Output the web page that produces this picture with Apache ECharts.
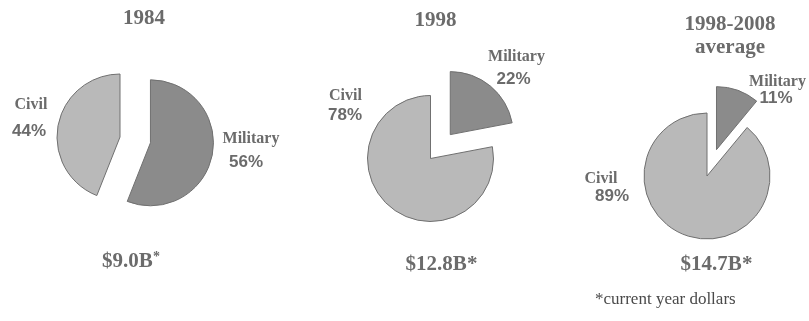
<!DOCTYPE html>
<html>
<head>
<meta charset="utf-8">
<script src="https://cdn.jsdelivr.net/npm/echarts@6/dist/echarts.min.js"></script>
<style>
  html, body { margin: 0; padding: 0; background: #ffffff; }
  #chart { width: 809px; height: 321px; }
</style>
</head>
<body>
<div id="chart"></div>
<script>
// Funding split, three periods
const periods = ['1984', '1998', '1998-2008\naverage'];
const sliceNames = ['Military', 'Civil'];
const militaryShare = [56, 22, 11];
const civilShare = [44, 78, 89];
const totals = ['$9.0B', '$12.8B', '$14.7B'];
const footnote = '*current year dollars';

// Layout of each panel
const pieCenters = [[120, 137], [430.5, 158.5], [707, 176]];
const pieRadius = 63;
const explode = [31, 31, 28];
const titlePos = [[144, 18.5], [435.5, 20.5], [730, 36.5]];
const totalPos = [[131, 261.5], [441.5, 265], [716.5, 265]];
const smallAsterisk = [true, false, false];
// [nameX, nameY, pctX, pctY]
const militaryLabelPos = [[251, 138.5, 246, 162.5], [516.5, 57, 513.5, 79], [777.5, 82, 776, 98.5]];
const civilLabelPos = [[31, 104.5, 29, 131], [345.5, 96, 345, 115.5], [601, 179, 612, 196]];

const TEXT = '#6b6b6b';
const SERIF = '"Liberation Serif", "Times New Roman", serif';
const SANS = '"Liberation Sans", Arial, sans-serif';
const CIVIL_FILL = '#b9b9b9';
const MILITARY_FILL = '#8b8b8b';
const EDGE = '#707070';

function text(x, y, str, font, fill, align, extra) {
  return {
    type: 'text',
    x: x, y: y,
    silent: true,
    style: Object.assign({
      text: str,
      font: font,
      fill: fill,
      textAlign: align || 'center',
      textVerticalAlign: 'middle',
      align: align || 'center',
      verticalAlign: 'middle'
    }, extra || {})
  };
}

const series = periods.map((p, i) => ({
  type: 'pie',
  center: pieCenters[i],
  radius: pieRadius,
  startAngle: 90,
  clockwise: true,
  selectedMode: 'multiple',
  selectedOffset: explode[i],
  silent: true,
  animation: false,
  label: { show: false },
  labelLine: { show: false },
  emphasis: { disabled: true },
  itemStyle: { borderColor: EDGE, borderWidth: 1 },
  data: [
    { name: sliceNames[0], value: militaryShare[i], selected: true, itemStyle: { color: MILITARY_FILL } },
    { name: sliceNames[1], value: civilShare[i], itemStyle: { color: CIVIL_FILL } }
  ]
}));

const graphics = [];
periods.forEach((p, i) => {
  graphics.push(text(titlePos[i][0], titlePos[i][1], p, 'bold 21px ' + SERIF, TEXT, 'center', { lineHeight: 23 }));

  const m = militaryLabelPos[i], c = civilLabelPos[i];
  graphics.push(text(m[0], m[1], sliceNames[0], 'bold 16px ' + SERIF, TEXT));
  graphics.push(text(m[2], m[3], militaryShare[i] + '%', 'bold 17px ' + SANS, TEXT));
  graphics.push(text(c[0], c[1], sliceNames[1], 'bold 16px ' + SERIF, TEXT));
  graphics.push(text(c[2], c[3], civilShare[i] + '%', 'bold 17px ' + SANS, TEXT));

  if (smallAsterisk[i]) {
    graphics.push(text(totalPos[i][0], totalPos[i][1], '{a|' + totals[i] + '}{s|*}', 'bold 21px ' + SERIF, TEXT, 'center', {
      rich: {
        a: { font: 'bold 21px ' + SERIF, fill: TEXT, color: TEXT },
        s: { font: 'bold 14px ' + SERIF, fill: TEXT, color: TEXT, verticalAlign: 'top', padding: [0, 0, 8, 0] }
      }
    }));
  } else {
    graphics.push(text(totalPos[i][0], totalPos[i][1], totals[i] + '*', 'bold 21px ' + SERIF, TEXT));
  }
});
graphics.push(text(595, 300, footnote, '17px ' + SERIF, '#4a4a4a', 'left'));

const chart = echarts.init(document.getElementById('chart'), null, { renderer: 'canvas' });
chart.setOption({
  backgroundColor: '#ffffff',
  animation: false,
  series: series,
  graphic: { elements: graphics }
});
</script>
</body>
</html>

________

Retype the listing exactly. Pictures do not belong in the copy.

▸ RESULT OF THE TASK
Output the web page that produces this picture with Apache ECharts.
<!DOCTYPE html>
<html>
<head>
<meta charset="utf-8">
<script src="https://cdn.jsdelivr.net/npm/echarts@6/dist/echarts.min.js"></script>
<style>
  html, body { margin: 0; padding: 0; background: #ffffff; }
  #chart { width: 809px; height: 321px; }
</style>
</head>
<body>
<div id="chart"></div>
<script>
// Funding split, three periods
const periods = ['1984', '1998', '1998-2008\naverage'];
const sliceNames = ['Military', 'Civil'];
const militaryShare = [56, 22, 11];
const civilShare = [44, 78, 89];
const totals = ['$9.0B', '$12.8B', '$14.7B'];
const footnote = '*current year dollars';

// Layout of each panel
const pieCenters = [[120, 137], [430.5, 158.5], [707, 176]];
const pieRadius = 63;
const explode = [31, 31, 28];
const titlePos = [[144, 18.5], [435.5, 20.5], [730, 36.5]];
const totalPos = [[131, 261.5], [441.5, 265], [716.5, 265]];
const smallAsterisk = [true, false, false];
// [nameX, nameY, pctX, pctY]
const militaryLabelPos = [[251, 138.5, 246, 162.5], [516.5, 57, 513.5, 79], [777.5, 82, 776, 98.5]];
const civilLabelPos = [[31, 104.5, 29, 131], [345.5, 96, 345, 115.5], [601, 179, 612, 196]];

const TEXT = '#6b6b6b';
const SERIF = '"Liberation Serif", "Times New Roman", serif';
const SANS = '"Liberation Sans", Arial, sans-serif';
const CIVIL_FILL = '#b9b9b9';
const MILITARY_FILL = '#8b8b8b';
const EDGE = '#707070';

function text(x, y, str, font, fill, align, extra) {
  return {
    type: 'text',
    x: x, y: y,
    silent: true,
    style: Object.assign({
      text: str,
      font: font,
      fill: fill,
      textAlign: align || 'center',
      textVerticalAlign: 'middle',
      align: align || 'center',
      verticalAlign: 'middle'
    }, extra || {})
  };
}

const series = periods.map((p, i) => ({
  type: 'pie',
  center: pieCenters[i],
  radius: pieRadius,
  startAngle: 90,
  clockwise: true,
  selectedMode: 'multiple',
  selectedOffset: explode[i],
  silent: true,
  animation: false,
  label: { show: false },
  labelLine: { show: false },
  emphasis: { disabled: true },
  itemStyle: { borderColor: EDGE, borderWidth: 1 },
  data: [
    { name: sliceNames[0], value: militaryShare[i], selected: true, itemStyle: { color: MILITARY_FILL } },
    { name: sliceNames[1], value: civilShare[i], itemStyle: { color: CIVIL_FILL } }
  ]
}));

const graphics = [];
periods.forEach((p, i) => {
  graphics.push(text(titlePos[i][0], titlePos[i][1], p, 'bold 21px ' + SERIF, TEXT, 'center', { lineHeight: 23 }));

  const m = militaryLabelPos[i], c = civilLabelPos[i];
  graphics.push(text(m[0], m[1], sliceNames[0], 'bold 16px ' + SERIF, TEXT));
  graphics.push(text(m[2], m[3], militaryShare[i] + '%', 'bold 17px ' + SANS, TEXT));
  graphics.push(text(c[0], c[1], sliceNames[1], 'bold 16px ' + SERIF, TEXT));
  graphics.push(text(c[2], c[3], civilShare[i] + '%', 'bold 17px ' + SANS, TEXT));

  if (smallAsterisk[i]) {
    graphics.push(text(totalPos[i][0], totalPos[i][1], '{a|' + totals[i] + '}{s|*}', 'bold 21px ' + SERIF, TEXT, 'center', {
      rich: {
        a: { font: 'bold 21px ' + SERIF, fill: TEXT, color: TEXT },
        s: { font: 'bold 14px ' + SERIF, fill: TEXT, color: TEXT, verticalAlign: 'top', padding: [0, 0, 8, 0] }
      }
    }));
  } else {
    graphics.push(text(totalPos[i][0], totalPos[i][1], totals[i] + '*', 'bold 21px ' + SERIF, TEXT));
  }
});
graphics.push(text(595, 300, footnote, '17px ' + SERIF, '#4a4a4a', 'left'));

const chart = echarts.init(document.getElementById('chart'), null, { renderer: 'canvas' });
chart.setOption({
  backgroundColor: '#ffffff',
  animation: false,
  series: series,
  graphic: { elements: graphics }
});
</script>
</body>
</html>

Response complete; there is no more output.